Cosmedics was established by cosmetic consultant Dr Ross Perry to provide the latest non-surgical skincare and facial rejuvenation treatments for women and men. Ross qualified at Guy’s & St Thomas’ Hospital Medical School in 1994 and pursued a surgical career that now comprises NHS skin cancer reconstruction and private cosmetic skin treatments.
He is the Medical Director of Cosmedics Skin Clinics, which he established in 2003. As most of his patients already know, he is very much the perfectionist in all aspects of his work. Ross’s private work consists of minor surgical procedures such as mole, wart and skin tag removal.
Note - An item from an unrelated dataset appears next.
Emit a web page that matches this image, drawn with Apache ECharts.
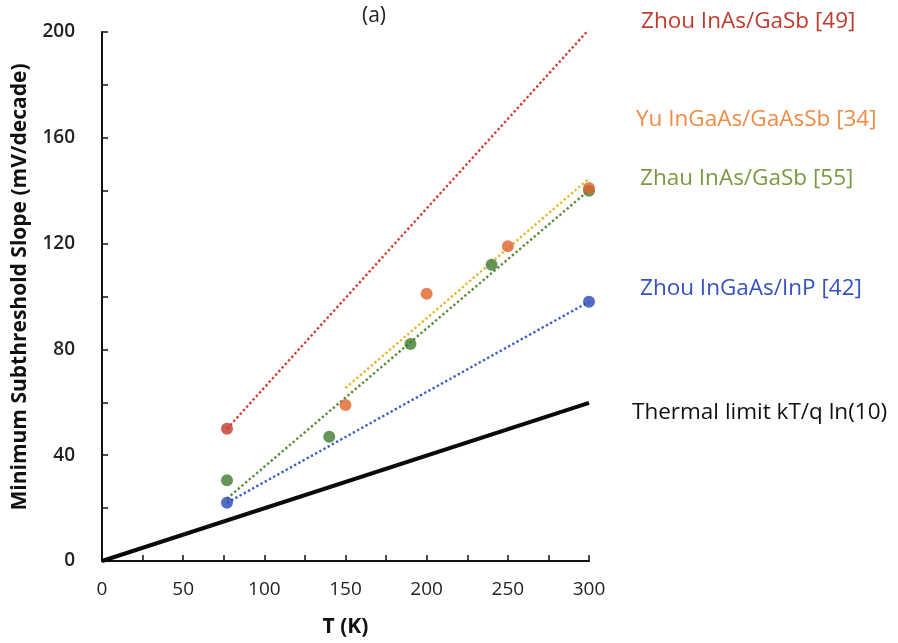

He has a special interest in plastic and cosmetic surgery and offers advanced uses of Botox and facial fillers to achieve outstanding non-surgical results. He also has ongoing NHS commitments as a GP.
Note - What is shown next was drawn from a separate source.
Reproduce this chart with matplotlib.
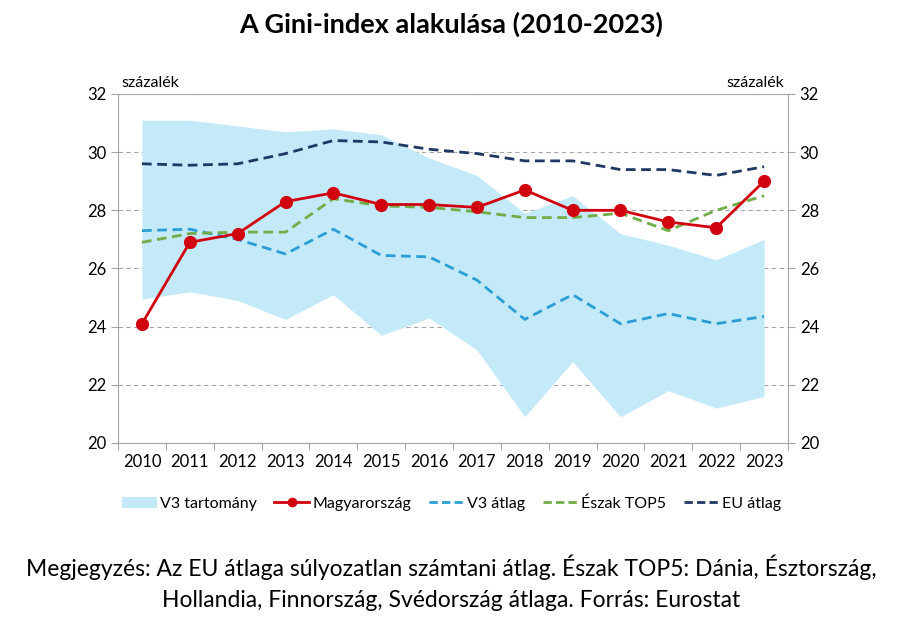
import matplotlib.pyplot as plt
from matplotlib.patches import Patch
from matplotlib.lines import Line2D

plt.rcParams['font.family'] = ['Lato', 'DejaVu Sans']

years = [2010, 2011, 2012, 2013, 2014, 2015, 2016, 2017, 2018, 2019, 2020, 2021, 2022, 2023]
v3_top = [31.1, 31.1, 30.9, 30.7, 30.8, 30.6, 29.8, 29.2, 27.9, 28.5, 27.2, 26.8, 26.3, 27.0]
v3_bottom = [24.95, 25.2, 24.9, 24.25, 25.1, 23.7, 24.3, 23.2, 20.9, 22.8, 20.9, 21.8, 21.2, 21.6]
hungary = [24.1, 26.9, 27.2, 28.3, 28.6, 28.2, 28.2, 28.1, 28.7, 28.0, 28.0, 27.6, 27.4, 29.0]
v3_avg = [27.3, 27.35, 27.0, 26.5, 27.35, 26.45, 26.4, 25.6, 24.25, 25.1, 24.1, 24.45, 24.1, 24.35]
north_top5 = [26.9, 27.2, 27.25, 27.25, 28.4, 28.15, 28.1, 27.95, 27.75, 27.75, 27.9, 27.3, 28.0, 28.5]
eu_avg = [29.6, 29.55, 29.6, 29.95, 30.4, 30.35, 30.1, 29.95, 29.7, 29.7, 29.4, 29.4, 29.2, 29.5]

c_band = '#c4eaf9'
c_hu = '#d0020f'
c_v3 = '#2a9fd6'
c_north = '#70ad47'
c_eu = '#1f3864'

fig = plt.figure(figsize=(9.03, 6.22), dpi=100)
ax = fig.add_axes([0.1307, 0.2878, 0.7419, 0.5611])

x = list(range(len(years)))
ax.fill_between(x, v3_bottom, v3_top, color=c_band, linewidth=0, zorder=1)
ax.plot(x, v3_avg, color=c_v3, linestyle=(0, (3.5, 2)), linewidth=2, zorder=3)
ax.plot(x, north_top5, color=c_north, linestyle=(0, (3.5, 2)), linewidth=2, zorder=3)
ax.plot(x, eu_avg, color=c_eu, linestyle=(0, (3.5, 2)), linewidth=2, zorder=3)
ax.plot(x, hungary, color=c_hu, linewidth=2, marker='o', markersize=8.5, zorder=4)

ax.set_xlim(-0.5, len(years) - 0.5)
ax.set_ylim(20, 32)
ax.set_yticks(range(20, 33, 2))
ax.set_xticks([i - 0.5 for i in range(len(years) + 1)], minor=False)
ax.set_xticklabels([])
ax.set_xticks(x, minor=True)
ax.set_xticklabels([str(y) for y in years], minor=True)
ax.tick_params(axis='x', which='minor', length=0, labelsize=12, pad=8)
ax.tick_params(axis='x', which='major', length=5, color='#a6a6a6', direction='out')
ax.tick_params(axis='y', length=5, color='#a6a6a6', labelsize=12, right=True, labelright=True)
ax.grid(axis='y', color='#a6a6a6', linestyle=(0, (4, 3)), linewidth=0.8, zorder=0)
for sp in ax.spines.values():
    sp.set_color('#a6a6a6')
ax.set_axisbelow(True)

ax.text(0.005, 1.01, 'százalék', transform=ax.transAxes, ha='left', va='bottom', fontsize=11.5)
ax.text(0.995, 1.01, 'százalék', transform=ax.transAxes, ha='right', va='bottom', fontsize=11.5)

fig.suptitle('A Gini-index alakulása (2010-2023)', x=0.5, y=0.982, fontsize=19.5, fontweight='bold')

handles = [
    Patch(facecolor=c_band, edgecolor='none'),
    Line2D([], [], color=c_hu, linewidth=2, marker='o', markersize=6),
    Line2D([], [], color=c_v3, linewidth=2, linestyle=(0, (3, 1.5))),
    Line2D([], [], color=c_north, linewidth=2, linestyle=(0, (3, 1.5))),
    Line2D([], [], color=c_eu, linewidth=2, linestyle=(0, (3, 1.5))),
]
labels = ['V3 tartomány', 'Magyarország', 'V3 átlag', 'Észak TOP5', 'EU átlag']
fig.legend(handles, labels, loc='center', bbox_to_anchor=(0.5, 0.19), ncol=5, frameon=False,
           fontsize=11.5, handlelength=2.2, handletextpad=0.2, columnspacing=1.1)

fig.text(0.5, 0.063, 'Megjegyzés: Az EU átlaga súlyozatlan számtani átlag. Észak TOP5: Dánia, Észtország,\n'
         'Hollandia, Finnország, Svédország átlaga. Forrás: Eurostat',
         ha='center', va='center', fontsize=16.5, linespacing=1.55)

fig.savefig('out.png', dpi=100)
Cosmedics say, ’All our patients request a natural look that means they are still able to have expressions after having Botox—it’s not too obvious that they have had ‘work done’.’
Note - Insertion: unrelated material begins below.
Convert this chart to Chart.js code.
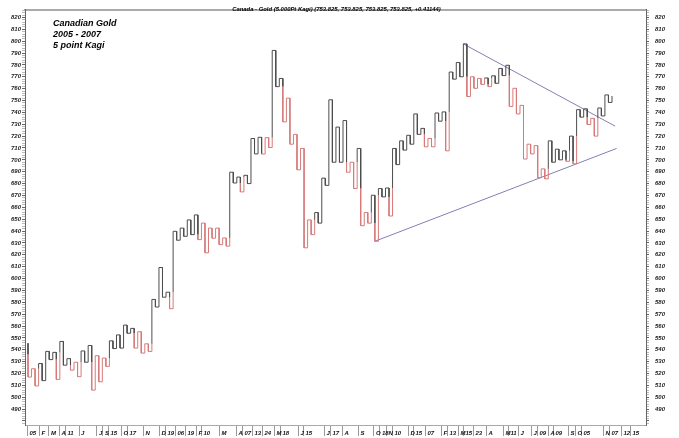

‘The cosmetic and medical skin treatments are carried out by a team of highly experienced dermatology doctors who are all registered with the GMC and highly experienced and skilled in providing the best cosmetic skin and laser treatments for the face, body and legs. Cosmetic treatments such as Botox and dermal fillers are popular choices to tackle anti-ageing concerns such as lines and wrinkles.’
I was pretty nervous; having never had Botox before, the idea of a stranger injecting a neurotoxin into my skull was a little nerve-wracking (*Ed’s note: Botox is not actually injected into the skull). But Dr Ross is extremely experienced, reassuring and capable, with an alabaster track record.
The huge jabs I’d anticipated turned out to be almost imperceptible, and I must stress, I hate injections. Dr Perry is a man at one with a needle. Striking the fine line between reassuring, patient and no-nonsense, he’s not given to indulge irrational concerns. Which is, in itself, reassuring.
After carefully examining my face, and how it moved, Dr Perry injected maybe 12 miniscule sites across my forehead. I’d researched the procedure a little beforehand and thought I’d need anaesthetic cream, but I actually couldn’t feel a thing. And bear in mind dear reader, I’m a massive, full-blown, overgrown baby. There was only one jab that I even felt enough to say ouch, despite—just trust me on this—a unicorn blowing cotton-wool kittens the wrong way being able to hurt me.
Any result/change takes at least a week to show, and despite being in my thirties, I genuinely had no pre-existing wrinkles—to the point that friends/other dermatologists had wrongly speculated that I’d had Botox already. But from my understanding, Botox is best used as a preventative measure.
Being IDed at the pub later that night did make me question whether I’d needed it at all, but, good practice is to implement subtle, imperceptible ‘baby Botox’ to stop stress and expression lines forming before they even begin. And if something can be as pain-free as this, can pre-emptively prevent visible ageing before it starts, and is administered so expertly that no one can tell the difference six weeks later, that makes it a win-win-winner for me.
On top of that, I maybe look slightly more lifted—as though I’d had good night’s sleep even on days I haven’t. My face doesn’t feel frozen or different. It’s only on the rare occasions I hadn’t realised I even frowned that I feel a slight presence. Almost like a very soft calming finger is stopping my forehead from contorting into a full-blown grimace.